The New York Times’ public editor wrote three weeks ago about fake-news ads popping up on its own site and the paper’s effort to weed them out. Fake, misleading and too-good-to-be-true sounding stories have continued to pop up since then, as readers of the Times and Los Angeles Times have pointed out (in the ultimate irony, one such ad appeared within a Times editorial about the “death of facts”). Apparently people can’t get enough stories about dead celebrities.
ad for fake news in nyt editorial on the death of facts pic.twitter.com/SzPw3s83UV
— John Cook (@johnjcook) December 10, 2016
Another popped up on the L.A. Times. Both papers said they’re taking steps to keep such programmatic ads off their sites.
“We’re taking fake news seriously and have responded by blocking individual advertisers and programmatic vendors that we’ve seen serving fake news ads,” said Sebastian Tomich, senior vp of advertising and innovation. “In addition, we’ve begun proactively searching the ad server for frequently used fake news names such as Ellen and Alec Baldwin. Lastly we’ve been adjusting exchange price floors. Though we’ve seen results from these measures, too much emphasis is being put on publishers. The responsibility lies with the likes of Google and Facebook to take action.
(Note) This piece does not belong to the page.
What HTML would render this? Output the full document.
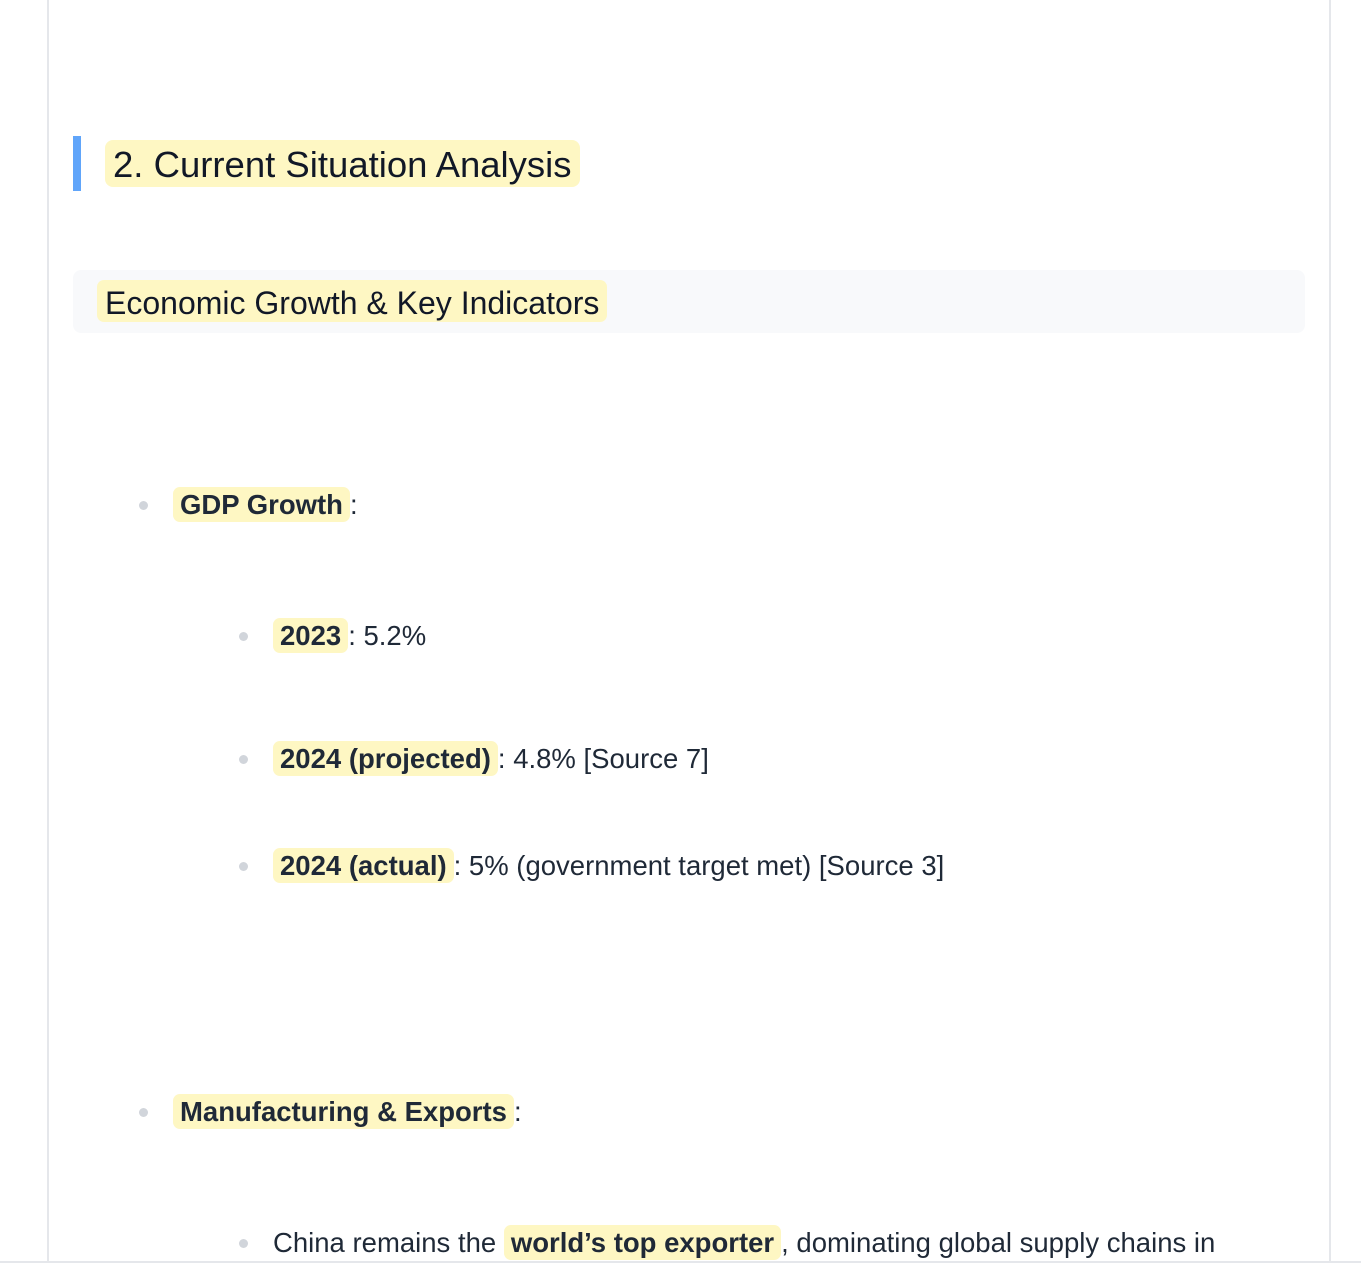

They control this extremely lucrative market and should provide basic quality controls.”
A spokesperson for Tronc, the parent of the L.A. Times, emailed: “While blocking advertising which links to ‘fake news’ is new to this space, we are working diligently with our partners to ensure this type of advertising is blocked from our sites.”
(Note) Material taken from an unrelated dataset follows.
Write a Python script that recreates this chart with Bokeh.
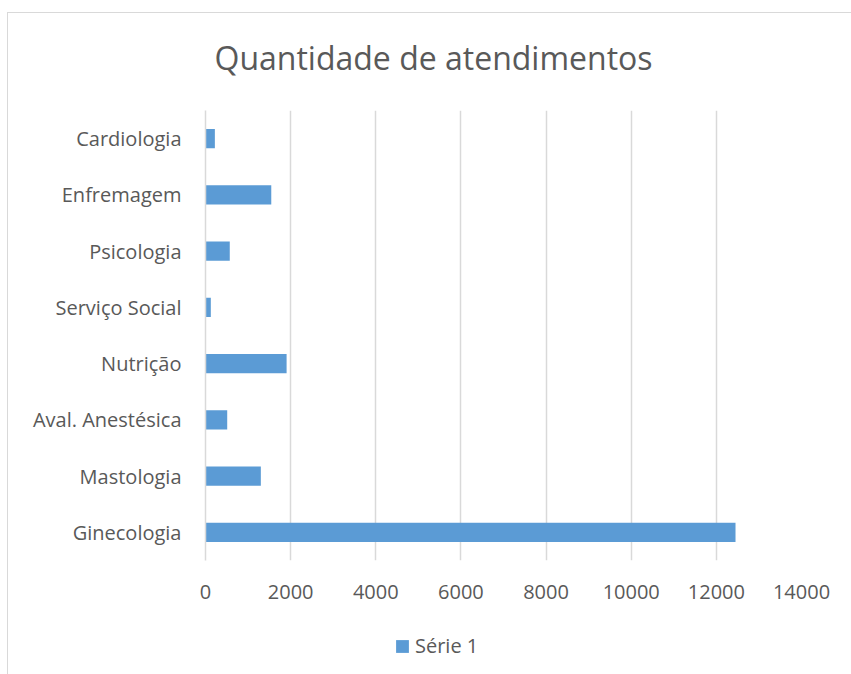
from bokeh.plotting import figure
from bokeh.layouts import column
from bokeh.models import Range1d, FactorRange, FixedTicker, Legend, LegendItem, ColumnDataSource
from bokeh.embed import file_html
from bokeh.resources import INLINE

categories = ["Ginecologia", "Mastologia", "Aval. Anestésica", "Nutrição",
              "Serviço Social", "Psicologia", "Enfremagem", "Cardiologia"]
values = [12450, 1300, 510, 1905, 125, 570, 1545, 220]
x_ticks = [0, 2000, 4000, 6000, 8000, 10000, 12000, 14000]
x_tick_labels = ["0", "2000", "4000", "6000", "8000", "10000", "12000", "14000"]
series_name = "Série 1"
title_text = "Quantidade de atendimentos"

FONT = "Open Sans"
TXT = "#595959"
GRID = "#D9D9D9"
BLUE = "#5B9BD5"

W, H1, H2 = 851, 620, 54
p = figure(width=W, height=H1, output_backend="svg", toolbar_location=None,
           y_range=FactorRange(*categories), x_range=Range1d(x_ticks[0], x_ticks[-1]),
           min_border_left=205, min_border_right=50, min_border_top=110, min_border_bottom=60)
p.outline_line_color = None
p.border_fill_color = None
p.background_fill_color = None

p.title.text = title_text
p.title.text_font = FONT
p.title.text_font_size = "32px"
p.title.text_font_style = "normal"
p.title.text_color = TXT
p.title.align = "left"
p.title.offset = 9
p.title.standoff = 63

src = ColumnDataSource(dict(cat=categories, val=values))
r = p.hbar(y="cat", right="val", left=0, height=0.34, source=src,
           fill_color=BLUE, line_color=None)

p.xaxis.ticker = FixedTicker(ticks=x_ticks)
p.xaxis.major_label_overrides = {t: l for t, l in zip(x_ticks, x_tick_labels)}
p.xaxis.axis_line_color = None
p.xaxis.major_tick_line_color = None
p.xaxis.minor_tick_line_color = None
p.xaxis.major_label_text_font = FONT
p.xaxis.major_label_text_font_size = "20px"
p.xaxis.major_label_text_color = TXT
p.xaxis.major_label_standoff = 18

p.yaxis.axis_line_color = GRID
p.yaxis.axis_line_width = 1.5
p.yaxis.major_tick_line_color = None
p.yaxis.minor_tick_line_color = None
p.yaxis.major_label_text_font = FONT
p.yaxis.major_label_text_font_size = "20px"
p.yaxis.major_label_text_color = TXT
p.yaxis.major_label_standoff = 18

p.xgrid.grid_line_color = GRID
p.xgrid.grid_line_width = 1.5
p.ygrid.grid_line_color = None

# legend strip below the chart (its renderer is hidden; only the legend key shows)
p2 = figure(width=W, height=H2, output_backend="svg", toolbar_location=None,
            y_range=FactorRange(*categories), x_range=Range1d(x_ticks[0], x_ticks[-1]),
            min_border_left=0, min_border_right=0, min_border_top=0, min_border_bottom=0)
p2.axis.visible = False
p2.grid.visible = False
p2.outline_line_color = None
p2.border_fill_color = None
p2.background_fill_color = None
r2 = p2.hbar(y="cat", right="val", left=0, height=0.34, source=src,
             fill_color=BLUE, line_color=None, visible=False)

legend = Legend(items=[LegendItem(label=series_name, renderers=[r2])],
                location=(189, 15), orientation="horizontal",
                glyph_width=16, glyph_height=16, label_standoff=5,
                padding=0, margin=0, border_line_color=None, background_fill_alpha=0,
                label_text_font=FONT, label_text_font_size="20px", label_text_color=TXT)
p2.add_layout(legend, "center")

layout = column(p, p2, spacing=0)
layout.styles = {
    "background-color": "white",
    "background-image": "linear-gradient(#D9D9D9, #D9D9D9), linear-gradient(#D9D9D9, #D9D9D9)",
    "background-size": "100% 1px, 1px 100%",
    "background-position": "7px 12px, 7px 12px",
    "background-repeat": "no-repeat",
}

open("out.html", "w").write(file_html(layout, INLINE))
It’s hard to know how commonplace such ads are, but no doubt these are just the tip of the iceberg, given how widely the use of programmatic tools to sell advertising has spread.
— emokidsloveme (@emokidsloveme) December 11, 2016
“One of the many problems of programmatic is, ads don’t know where they appear and publishers have very little control over the networks that appear on their sites,” said David Carroll, an associate professor of media design at The New School and an expert in advertising tech. “It really exposes the inherent flaw of programmatic. When you automate things so much, you can’t moderate it.”
Publishers have a few ways they can clamp down, but they’re limited. When they open the door to programmatic ads, they cede a lot of control over what appears on their sites to third parties.
A large publisher typically gets ads from as many as 12 supply-side platforms. Through those, it can ads from around 10 thousand-plus advertisers per month representing tens of thousands of ad creatives, said Michael Stoeckel, vp of global tech strategy & publisher operations at Prohaska Consulting and a former vp of ad revenue at the Times.
On the supply end, some bogus news comes through content recommendation engines that appear on many top publisher sites. Engines say they have criteria that ban fake or offensive content, but it can sneak in anyway. Leading engine Outbrain said it’s ramped up how it blocks and purges sensational content, which is frequently related to celebrities. For example, that means blocking keyword combinations with any variation on the “celebrity X went broke” or “celebrity Y you didn’t know died this year,” the company said
One thing publishers can do is closely monitor advertisers that are high-volume and that have high click-through rates, usually tell-tale signs of sketchy ads, and cut off the SSP that’s at the source, Stoeckel said.
Header-bidding is an increasingly common tactic publishers use to make more money from programmatic. But it introduces another level between the publisher and source of the ad, which Stoeckel suggested could make it harder to police shady ads.
Publishers could switch to only making their inventory available through private programmatic marketplaces, where buyer and seller are completely known to each other. But those more direct relationships take more effort to manage, and until kinks are worked out of that system, publishers would sacrifice revenue.
Still, it’s in publishers’ interest to be as vigilant as possible about fake news ads. “It degrades the perception of everything about the business we’re in,” Stoeckel said. “Can you trust what’s put out in the digital news ecosystem when you have fake news mixed in? Clickbait is a dangerous user experience issue.”